Oppure il layout modulare da 2 a 4 cabine matrimoniali, sempre molto pratico e che nella versione più padronale, quella con solo 4 posti letto, dà degli spazi introvabili su barche simili per volumi e disposizione. O la stessa soluzione più charteristica con gli 8 posti letto: «impossibili da avere su un 40' così strutturato». Anche se, come dichiarato dallo stesso designer: «il principale uso di questa barca è quello giornaliero e quindi la maggiore attenzione è stata data a come stai in coperta: gli spazi esterni sono stati privilegiati rispetto agli interni».

Ciò che mi ha colpito, la di là della visione di Robert, è la sua chiara consapevolezza che non è il designer a "fare" la barca. Per lui non esiste che il modello XYZ sia la barca di [nome dell'architetto]: perché il designer è autore di una parte, certo importante, anzi fondamentale (le barche si comprano con gli occhi, ricordi, no?), ma non è il genitore esclusivo. «È un lavoro di team, ci sono un sacco di cose a cui bisogna pensare, da progettare, installare, definire… non si può disegnare qualcosa di bellissimo, ma irrealizzabile: non ha nessun senso».

Così come, sempre secondo il designer polacco, non ha senso la «pigrizia creativa» dei grandi cantieri francesi che si sono limitati a clonare lo stesso catamarano in varie scale e senza preoccuparsi di renderlo né più attraente né di attualizzarlo per quanto riguarda scelte stilistiche, tecniche e funzionali. Mentre all'estremo opposto dei risultati da ottenere è la possibilità di portare le soluzioni oggi applicate sui grandi yacht a bordo di barche di dimensioni e costi ridotti, per renderle accessibili al maggior numero di diportisti possibile.
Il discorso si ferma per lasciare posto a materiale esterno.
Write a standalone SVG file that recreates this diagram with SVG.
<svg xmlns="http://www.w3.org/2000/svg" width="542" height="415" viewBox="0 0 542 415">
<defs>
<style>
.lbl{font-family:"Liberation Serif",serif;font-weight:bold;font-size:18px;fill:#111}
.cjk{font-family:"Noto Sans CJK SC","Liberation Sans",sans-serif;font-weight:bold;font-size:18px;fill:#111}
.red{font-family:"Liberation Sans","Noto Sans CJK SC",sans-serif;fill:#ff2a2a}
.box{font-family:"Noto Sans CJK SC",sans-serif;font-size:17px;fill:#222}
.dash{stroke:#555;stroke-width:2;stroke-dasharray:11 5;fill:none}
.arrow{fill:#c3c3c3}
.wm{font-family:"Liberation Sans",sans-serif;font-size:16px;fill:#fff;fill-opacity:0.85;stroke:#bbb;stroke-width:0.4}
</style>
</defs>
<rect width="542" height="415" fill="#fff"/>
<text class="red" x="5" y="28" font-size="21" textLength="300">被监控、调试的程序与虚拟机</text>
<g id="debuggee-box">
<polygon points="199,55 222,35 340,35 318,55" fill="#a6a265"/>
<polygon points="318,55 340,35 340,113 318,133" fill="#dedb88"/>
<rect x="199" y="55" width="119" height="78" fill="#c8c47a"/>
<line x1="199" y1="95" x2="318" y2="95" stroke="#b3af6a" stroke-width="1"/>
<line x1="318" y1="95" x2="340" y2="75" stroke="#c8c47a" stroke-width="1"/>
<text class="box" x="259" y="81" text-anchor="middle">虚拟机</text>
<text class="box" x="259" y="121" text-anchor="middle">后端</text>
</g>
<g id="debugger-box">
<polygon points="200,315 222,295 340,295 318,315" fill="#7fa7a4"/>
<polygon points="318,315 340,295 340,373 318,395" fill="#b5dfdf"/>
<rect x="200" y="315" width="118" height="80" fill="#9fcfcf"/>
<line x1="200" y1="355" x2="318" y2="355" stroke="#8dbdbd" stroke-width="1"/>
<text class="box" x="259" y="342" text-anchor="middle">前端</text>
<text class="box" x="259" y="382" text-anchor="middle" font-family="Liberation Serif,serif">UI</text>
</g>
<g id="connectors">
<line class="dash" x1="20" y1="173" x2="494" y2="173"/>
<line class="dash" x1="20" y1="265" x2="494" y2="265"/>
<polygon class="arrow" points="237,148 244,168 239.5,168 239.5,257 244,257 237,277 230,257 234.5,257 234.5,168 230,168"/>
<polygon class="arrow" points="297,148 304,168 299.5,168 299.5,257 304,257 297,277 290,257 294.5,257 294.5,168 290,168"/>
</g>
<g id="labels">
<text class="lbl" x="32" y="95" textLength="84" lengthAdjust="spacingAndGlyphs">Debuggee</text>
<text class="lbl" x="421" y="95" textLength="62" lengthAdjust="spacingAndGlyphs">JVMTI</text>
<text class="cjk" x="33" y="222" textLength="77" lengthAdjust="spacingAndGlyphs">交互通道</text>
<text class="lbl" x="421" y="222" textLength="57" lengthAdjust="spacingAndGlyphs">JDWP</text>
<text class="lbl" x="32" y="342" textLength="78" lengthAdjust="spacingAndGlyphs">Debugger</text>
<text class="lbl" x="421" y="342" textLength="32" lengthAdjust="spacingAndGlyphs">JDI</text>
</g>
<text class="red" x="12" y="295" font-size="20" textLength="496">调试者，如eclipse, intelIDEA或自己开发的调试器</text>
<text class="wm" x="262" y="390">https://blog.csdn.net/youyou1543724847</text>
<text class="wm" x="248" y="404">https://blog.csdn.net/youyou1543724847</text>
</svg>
Prosegue Robert: «Nel mondo dei multiscafi c'è ancora molto da fare. I processi di creazione durano a lungo, spesso ho visto che ci vogliono fino a 8 anni per avere la barca che si pensava. Dal concept iniziale, si passa allo sviluppo del progetto, poi alle implementazioni tecniche, alla realizzazione dei piani produttivi per arrivare infine alla barca costruita che comunque ha bisogno di una messa a punto finale. E alla fine deve piacerti, ti ci devi trovare bene "dentro". Credi ai tuoi sensi, fidati di ciò che provi: è un mio riferimento, che applico nella vita professionale o personale che sia. Alla fine, anche ciò che realizzi professionalmente è il tuo bambino, non puoi non relazionartici anche in maniera sentimentale». 

E, per concludere, come prevede di cambiare il futuro dei multiscafi un designer che non si stufa di guardare avanti come Blazejak? «Voglio innanzitutto cambiare il modo in cui un diportista guarda un catamarano, voglio renderlo consapevole della filosofia che c'è dietro a un'imbarcazione del genere; voglio che cominci a trovarlo affascinante come un monoscafo e che lo prenda in considerazione in quanto "barca" con qualità differenti, non in quanto oggetto "brutto, ma buono". Sto lavorando all'idea di un explorer cat, dalle linee diverse dal solito: mi pongo il compito di ridefinire i multiscafi. Per dire quello che in termini di contributo allo yacht design hanno svolto i Blue Game e gli Arcadia, che hanno saputo offrire qualcosa di diverso da ciò che già si vede in giro».